Side-Effect Free Programming

Side effects in programming include mutating references, doing input/output, and more. These can make it difficult to reason about equivalence because the same function can have side-effects that are hard to reason. A solution to this is to avoid side-effects completely and that is exactly what functional languages like ML encourage. In ML, you can have a function body with mutation but this is generally bad-style. If you "stay functional" by not doing mutation, printing, etc. in function bodies as a matter of policy, then callers can assume lots of equivalences they cannot otherwise.

Side-Effect
(* Bad Style *)
fun badStyle1 x =
let val r = ref 0 in
r := x;
!r
end

fun badstyle2 x = (print "Hello"; x)
note

When we are using functions passed as arguments, we cannot assume that the function is side-effect free. The function could be a function that mutates a reference or does input/output. This is something we need to consider when reasoning about equivalence in ML.

Types of Equivalence

Our current definition of equivalence ignores how much time or space a function takes to evaluate. This means two functions that equivalent even if one takes a nanosecond to complete and the other takes a year. This is still a good definition as we can replace the year function with the nanosecond function and the program would still behave the same. However, this definition is just a tool and we have other definitions of equivalence that are useful in different situations.
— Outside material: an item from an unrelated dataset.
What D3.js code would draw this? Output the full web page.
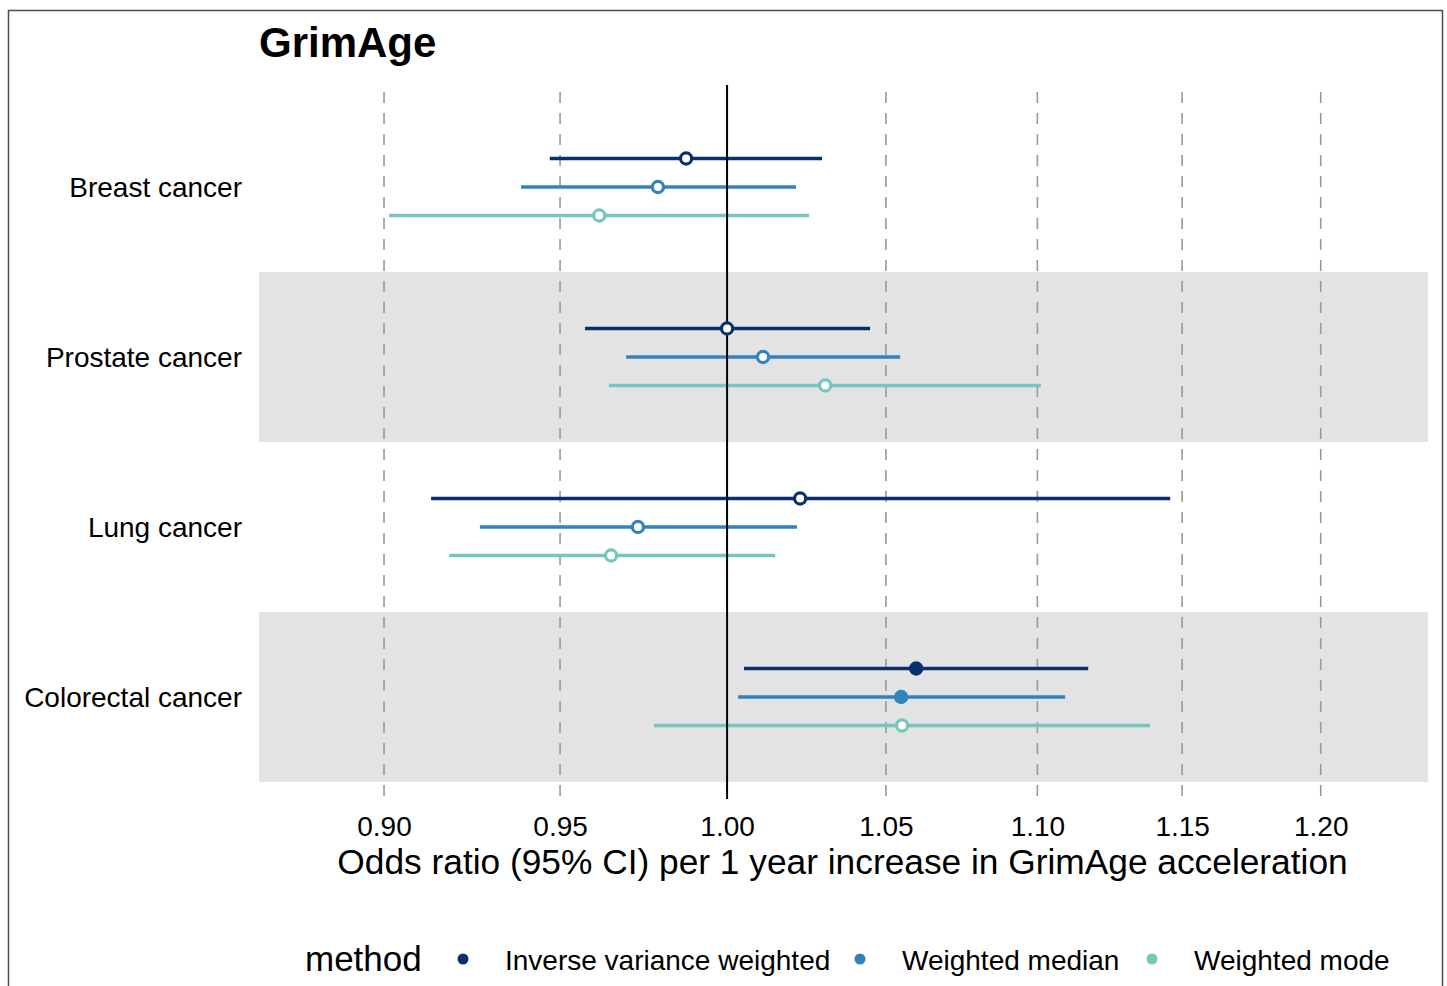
<!DOCTYPE html>
<html>
<head>
<meta charset="utf-8">
<script src="https://cdn.jsdelivr.net/npm/d3@7"></script>
<style>
  html, body { margin: 0; padding: 0; background: #fff; }
  svg { display: block; font-family: "Liberation Sans", Arial, Helvetica, sans-serif; }
</style>
</head>
<body>
<svg id="chart" width="1447" height="986"></svg>
<script>
// Outcomes (top to bottom) and MR methods
const categories = ["Breast cancer", "Prostate cancer", "Lung cancer", "Colorectal cancer"];
const methods = ["Inverse variance weighted", "Weighted median", "Weighted mode"];

// Odds ratios and 95% CI bounds, one array per method, ordered as categories
const orIVW   = [0.9875, 1.0000, 1.0227, 1.0598];
const loIVW   = [0.9470, 0.9573, 0.9131, 1.0052];
const hiIVW   = [1.0296, 1.0449, 1.1458, 1.1173];

const orWMed  = [0.9790, 1.0111, 0.9730, 1.0549];
const loWMed  = [0.9387, 0.9695, 0.9269, 1.0034];
const hiWMed  = [1.0214, 1.0546, 1.0217, 1.1094];

const orWMode = [0.9615, 1.0306, 0.9650, 1.0552];
const loWMode = [0.9014, 0.9644, 0.9182, 0.9778];
const hiWMode = [1.0255, 1.1012, 1.0149, 1.1387];

const xTicks = [0.90, 0.95, 1.00, 1.05, 1.10, 1.15, 1.20];
const methodColors = ["#08306B", "#3182BD", "#74C7BF"];

const estimates = [orIVW, orWMed, orWMode];
const lowers = [loIVW, loWMed, loWMode];
const uppers = [hiIVW, hiWMed, hiWMode];

// long-format rows for drawing
const rows = [];
categories.forEach((cat, i) => {
  methods.forEach((m, j) => {
    const lo = lowers[j][i], hi = uppers[j][i];
    rows.push({ outcome: cat, method: m, or: estimates[j][i], lo, hi, sig: lo > 1 || hi < 1 });
  });
});

const svg = d3.select("#chart");
const panel = { left: 259, right: 1428, top: 85, bottom: 799 };

// outer frame
svg.append("rect")
  .attr("x", 8.5).attr("y", 10.5)
  .attr("width", 1434).attr("height", 990)
  .attr("fill", "#fff").attr("stroke", "#4d4d4d").attr("stroke-width", 1.5);

const x = d3.scaleLog()
  .domain([0.8661, 1.2402])
  .range([panel.left, panel.right]);

const y = d3.scalePoint()
  .domain(categories)
  .range([panel.top, panel.bottom])
  .padding(0.6);

const dodge = d3.scalePoint()
  .domain(methods)
  .range([-28.5, 28.5]);

const color = d3.scaleOrdinal().domain(methods).range(methodColors);
const step = y.step();

// alternating shaded bands
svg.append("g").selectAll("rect")
  .data(categories.filter((d, i) => i % 2 === 1))
  .join("rect")
  .attr("x", panel.left)
  .attr("width", panel.right - panel.left)
  .attr("y", d => y(d) - step / 2)
  .attr("height", step)
  .attr("fill", "#e3e3e3");

// dashed vertical grid lines
svg.append("g").selectAll("line")
  .data(xTicks.filter(t => t !== 1))
  .join("line")
  .attr("x1", d => x(d)).attr("x2", d => x(d))
  .attr("y1", panel.top).attr("y2", panel.bottom)
  .attr("stroke", "#999").attr("stroke-width", 1.6)
  .attr("stroke-dasharray", "11,10")
  .attr("stroke-dashoffset", -7);

// confidence intervals
svg.append("g").selectAll("line")
  .data(rows)
  .join("line")
  .attr("x1", d => x(d.lo)).attr("x2", d => x(d.hi))
  .attr("y1", d => y(d.outcome) + dodge(d.method))
  .attr("y2", d => y(d.outcome) + dodge(d.method))
  .attr("stroke", d => color(d.method))
  .attr("stroke-width", 3.6);

// null line at OR = 1
svg.append("line")
  .attr("x1", x(1)).attr("x2", x(1))
  .attr("y1", panel.top).attr("y2", panel.bottom)
  .attr("stroke", "#000").attr("stroke-width", 2);

// point estimates: filled when the CI excludes 1
svg.append("g").selectAll("circle")
  .data(rows)
  .join("circle")
  .attr("cx", d => x(d.or))
  .attr("cy", d => y(d.outcome) + dodge(d.method))
  .attr("r", d => d.sig ? 7.2 : 5.6)
  .attr("fill", d => d.sig ? color(d.method) : "#fff")
  .attr("stroke", d => d.sig ? "none" : color(d.method))
  .attr("stroke-width", 3.2);

// x axis
const xAxis = svg.append("g")
  .attr("transform", `translate(0,${panel.bottom})`)
  .call(d3.axisBottom(x).tickValues(xTicks).tickFormat(d3.format(".2f")).tickSize(0));
xAxis.select(".domain").remove();
xAxis.selectAll("text")
  .attr("y", 37).attr("dy", null)
  .attr("font-size", 28).attr("fill", "#000")
  .attr("font-family", "Liberation Sans, Arial, sans-serif");

// y axis
const yAxis = svg.append("g")
  .attr("transform", `translate(${panel.left},0)`)
  .call(d3.axisLeft(y).tickSize(0).tickPadding(17));
yAxis.select(".domain").remove();
yAxis.selectAll("text")
  .attr("dy", "0.34em")
  .attr("font-size", 28).attr("fill", "#000")
  .attr("font-family", "Liberation Sans, Arial, sans-serif");

// axis title
svg.append("text")
  .attr("x", (panel.left + panel.right) / 2 - 1)
  .attr("y", 874)
  .attr("text-anchor", "middle")
  .attr("font-size", 35.3)
  .text("Odds ratio (95% CI) per 1 year increase in GrimAge acceleration");

// plot title
svg.append("text")
  .attr("x", 259).attr("y", 57)
  .attr("font-size", 42).attr("font-weight", "bold")
  .text("GrimAge");

// legend
const legend = svg.append("g");
legend.append("text")
  .attr("x", 305).attr("y", 971)
  .attr("font-size", 35)
  .text("method");
const legendX = [463, 860, 1152];
methods.forEach((m, i) => {
  legend.append("circle")
    .attr("cx", legendX[i]).attr("cy", 959).attr("r", 5.5)
    .attr("fill", color(m));
  legend.append("text")
    .attr("x", legendX[i] + 42).attr("y", 970)
    .attr("font-size", 28)
    .text(m);
});
</script>
</body>
</html>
  1. Observational Equivalence: Our current definition of equivalence is a form of observational equivalence where we only care about the inputs and outputs of the function.
  2. Asymptotic Complexity Equivalence: This definition of equivalence ignores "constant-factor overheads" and figures out how fast one algorithm is from another. By ignoring the constant factors, it treats two algorithms that are do the same thing in "about the same time" as equivalent.
  3. Performance Equivalence: This definition of equivalence is the most strict as it requires that two functions take the same amount of time and space to evaluate. This is useful when we need to know exactly how long a function will take to run.